Ce livre clair et précis est conscient de ses limites épistémologiques. En témoigne l’entrée « Aveugle » de son Dictionnaire des couleurs de notre temps. Symbolique et société, C. Bonneton, 1996. L’auteur est en effet familier des paradoxes sur la couleur développés dans l’esprit d’un Wittgenstein. On connaît le cas de la fameuse Mary, une fiction rationnelle, qui sait tout, mais qui a grandi dans un univers en noir et blanc : sait-elle alors ce qu’est le rouge ? Comment par ailleurs expliquer à un aveugle de naissance ce qui se passe quand on voit ? Ou encore : les voyants et les non-voyants peuvent-ils avoir la même notion de ce qu’est de ne pas voir les couleurs ? Autant de questions qui, à la limite, interdisent tout discours sur la couleur. Pastoureau préfère alors parler à juste titre du « phénomène couleur » et déterminer ainsi les conditions rendant possible l’acte de percevoir : une source d’énergie lumineuse, un objet sur lequel elle retombe et un œil qui décode culturellement à l’aide de sa mémoire et de son imagination, avec toute la part de collectif que cela implique. En fait, une sorte de mixte des conceptions de l’Antiquité sur la perception des couleurs, à la différence près que le regard peut être remplacé maintenant par… un appareil enregistreur.
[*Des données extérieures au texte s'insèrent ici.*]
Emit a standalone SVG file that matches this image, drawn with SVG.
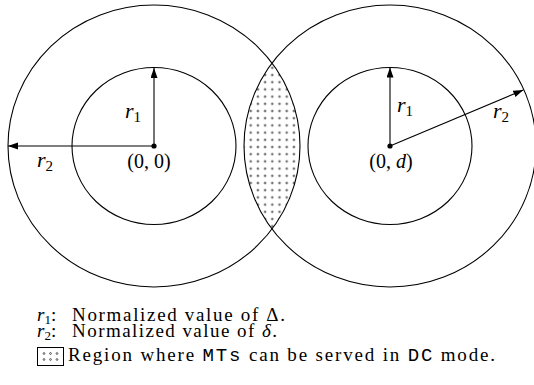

Si on lit ce livre pour se préparer à mieux comprendre l’emploi des couleurs dans l’image en général, mais aussi dans l’image satirique, on sera attentif aux pages où l’auteur aborde les questions d’iconographie. Dans l’ouvrage en question, il mentionne, la bande dessinée (p. 54), la caricature (p. 81), les enluminures (p. 97) et à plusieurs reprises les gravures (par exemple, en noir et blanc ou en couleur, p. 100).
Par ailleurs, son petit livre sur L’Étoffe du Diable. Une histoire des rayures et des tissus rayés, Paris, 1991, fourmillait en fait déjà de renvois à l’imagerie (les gravures, p. 36, le bestiaire de Satan, p. 45, les attributs iconographiques de la rayure, p. 67, la mention de Nestor de Hergé, p. 68 et p. 80, les Dupond(t), p. 116, Coluche, p. 123, Obélix, p. 125, les mafiosi, p. 134).